Given records:

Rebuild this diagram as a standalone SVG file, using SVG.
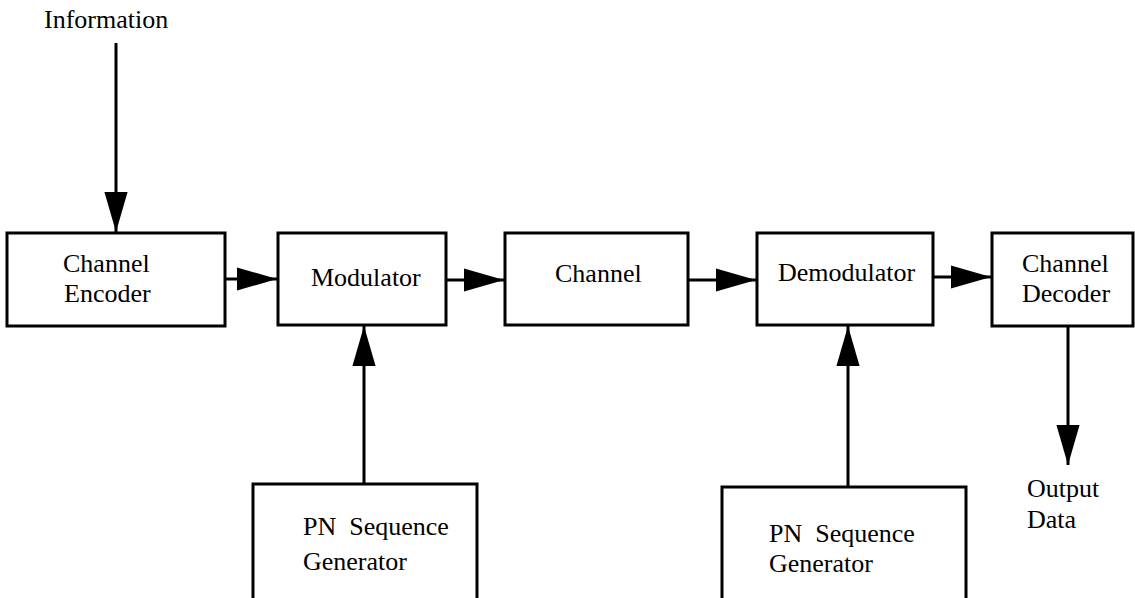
<svg xmlns="http://www.w3.org/2000/svg" width="1135" height="598" viewBox="0 0 1135 598">
<style>
.box{fill:none;stroke:#000;stroke-width:3}
.ln{fill:none;stroke:#000;stroke-width:3}
text{font-family:"Liberation Serif","Times New Roman",serif;font-size:26px;fill:#000}
</style>
<defs>
<marker id="ah" markerUnits="userSpaceOnUse" markerWidth="40" markerHeight="24" viewBox="0 0 38 22" refX="38" refY="11" orient="auto">
<path d="M0,0 L38,11 L0,22 Z" fill="#000"/>
</marker>
</defs>
<rect width="1135" height="598" fill="#fff"/>
<g id="connectors">
<line class="ln" x1="116" y1="43" x2="116" y2="232" marker-end="url(#ah)"/>
<line class="ln" x1="225" y1="279" x2="277" y2="279" marker-end="url(#ah)"/>
<line class="ln" x1="446" y1="280" x2="504" y2="280" marker-end="url(#ah)"/>
<line class="ln" x1="688" y1="280" x2="756" y2="280" marker-end="url(#ah)"/>
<line class="ln" x1="933" y1="277" x2="991" y2="277" marker-end="url(#ah)"/>
<line class="ln" x1="1068" y1="327" x2="1068" y2="465" marker-end="url(#ah)"/>
<line class="ln" x1="364" y1="484" x2="364" y2="326" marker-end="url(#ah)"/>
<line class="ln" x1="848" y1="487" x2="848" y2="326" marker-end="url(#ah)"/>
</g>
<g id="information"><text x="44" y="28">Information</text></g>
<g id="encoder">
<rect class="box" x="7" y="233" width="218" height="93"/>
<text x="63" y="272">Channel</text>
<text x="64" y="302">Encoder</text>
</g>
<g id="modulator">
<rect class="box" x="278" y="233" width="168" height="92"/>
<text x="311" y="286">Modulator</text>
</g>
<g id="channel">
<rect class="box" x="505" y="233" width="183" height="92"/>
<text x="555" y="282">Channel</text>
</g>
<g id="demodulator">
<rect class="box" x="757" y="233" width="176" height="92"/>
<text x="778" y="281">Demodulator</text>
</g>
<g id="decoder">
<rect class="box" x="992" y="233" width="141" height="93"/>
<text x="1022" y="272">Channel</text>
<text x="1022" y="302">Decoder</text>
</g>
<g id="output"><text x="1027" y="497">Output</text><text x="1027" y="528">Data</text></g>
<g id="pn1">
<rect class="box" x="253" y="484" width="224" height="130"/>
<text x="303" y="535" xml:space="preserve">PN  Sequence</text>
<text x="303" y="570">Generator</text>
</g>
<g id="pn2">
<rect class="box" x="722" y="487" width="244" height="130"/>
<text x="769" y="542" xml:space="preserve">PN  Sequence</text>
<text x="769" y="572">Generator</text>
</g>
</svg>
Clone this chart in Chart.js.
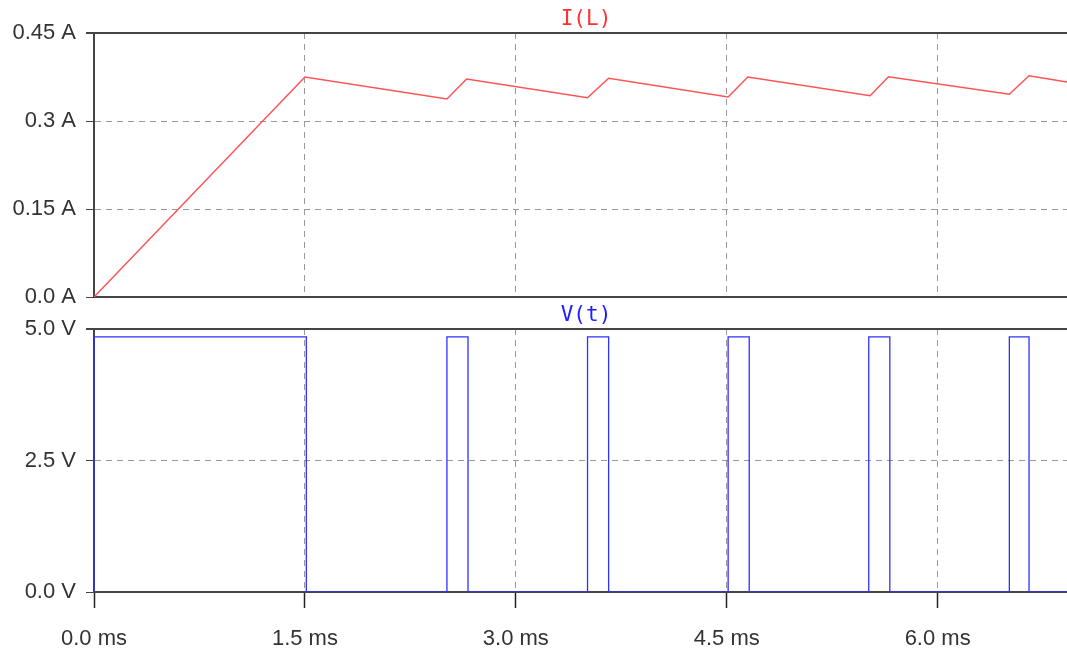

Direction: Output the entries above exactly, without their pictures.

Expected output:
Rebuild this diagram as a standalone SVG file, using SVG.
<svg xmlns="http://www.w3.org/2000/svg" width="1135" height="598" viewBox="0 0 1135 598">
<style>
.box{fill:none;stroke:#000;stroke-width:3}
.ln{fill:none;stroke:#000;stroke-width:3}
text{font-family:"Liberation Serif","Times New Roman",serif;font-size:26px;fill:#000}
</style>
<defs>
<marker id="ah" markerUnits="userSpaceOnUse" markerWidth="40" markerHeight="24" viewBox="0 0 38 22" refX="38" refY="11" orient="auto">
<path d="M0,0 L38,11 L0,22 Z" fill="#000"/>
</marker>
</defs>
<rect width="1135" height="598" fill="#fff"/>
<g id="connectors">
<line class="ln" x1="116" y1="43" x2="116" y2="232" marker-end="url(#ah)"/>
<line class="ln" x1="225" y1="279" x2="277" y2="279" marker-end="url(#ah)"/>
<line class="ln" x1="446" y1="280" x2="504" y2="280" marker-end="url(#ah)"/>
<line class="ln" x1="688" y1="280" x2="756" y2="280" marker-end="url(#ah)"/>
<line class="ln" x1="933" y1="277" x2="991" y2="277" marker-end="url(#ah)"/>
<line class="ln" x1="1068" y1="327" x2="1068" y2="465" marker-end="url(#ah)"/>
<line class="ln" x1="364" y1="484" x2="364" y2="326" marker-end="url(#ah)"/>
<line class="ln" x1="848" y1="487" x2="848" y2="326" marker-end="url(#ah)"/>
</g>
<g id="information"><text x="44" y="28">Information</text></g>
<g id="encoder">
<rect class="box" x="7" y="233" width="218" height="93"/>
<text x="63" y="272">Channel</text>
<text x="64" y="302">Encoder</text>
</g>
<g id="modulator">
<rect class="box" x="278" y="233" width="168" height="92"/>
<text x="311" y="286">Modulator</text>
</g>
<g id="channel">
<rect class="box" x="505" y="233" width="183" height="92"/>
<text x="555" y="282">Channel</text>
</g>
<g id="demodulator">
<rect class="box" x="757" y="233" width="176" height="92"/>
<text x="778" y="281">Demodulator</text>
</g>
<g id="decoder">
<rect class="box" x="992" y="233" width="141" height="93"/>
<text x="1022" y="272">Channel</text>
<text x="1022" y="302">Decoder</text>
</g>
<g id="output"><text x="1027" y="497">Output</text><text x="1027" y="528">Data</text></g>
<g id="pn1">
<rect class="box" x="253" y="484" width="224" height="130"/>
<text x="303" y="535" xml:space="preserve">PN  Sequence</text>
<text x="303" y="570">Generator</text>
</g>
<g id="pn2">
<rect class="box" x="722" y="487" width="244" height="130"/>
<text x="769" y="542" xml:space="preserve">PN  Sequence</text>
<text x="769" y="572">Generator</text>
</g>
</svg>
Clone this chart in Chart.js.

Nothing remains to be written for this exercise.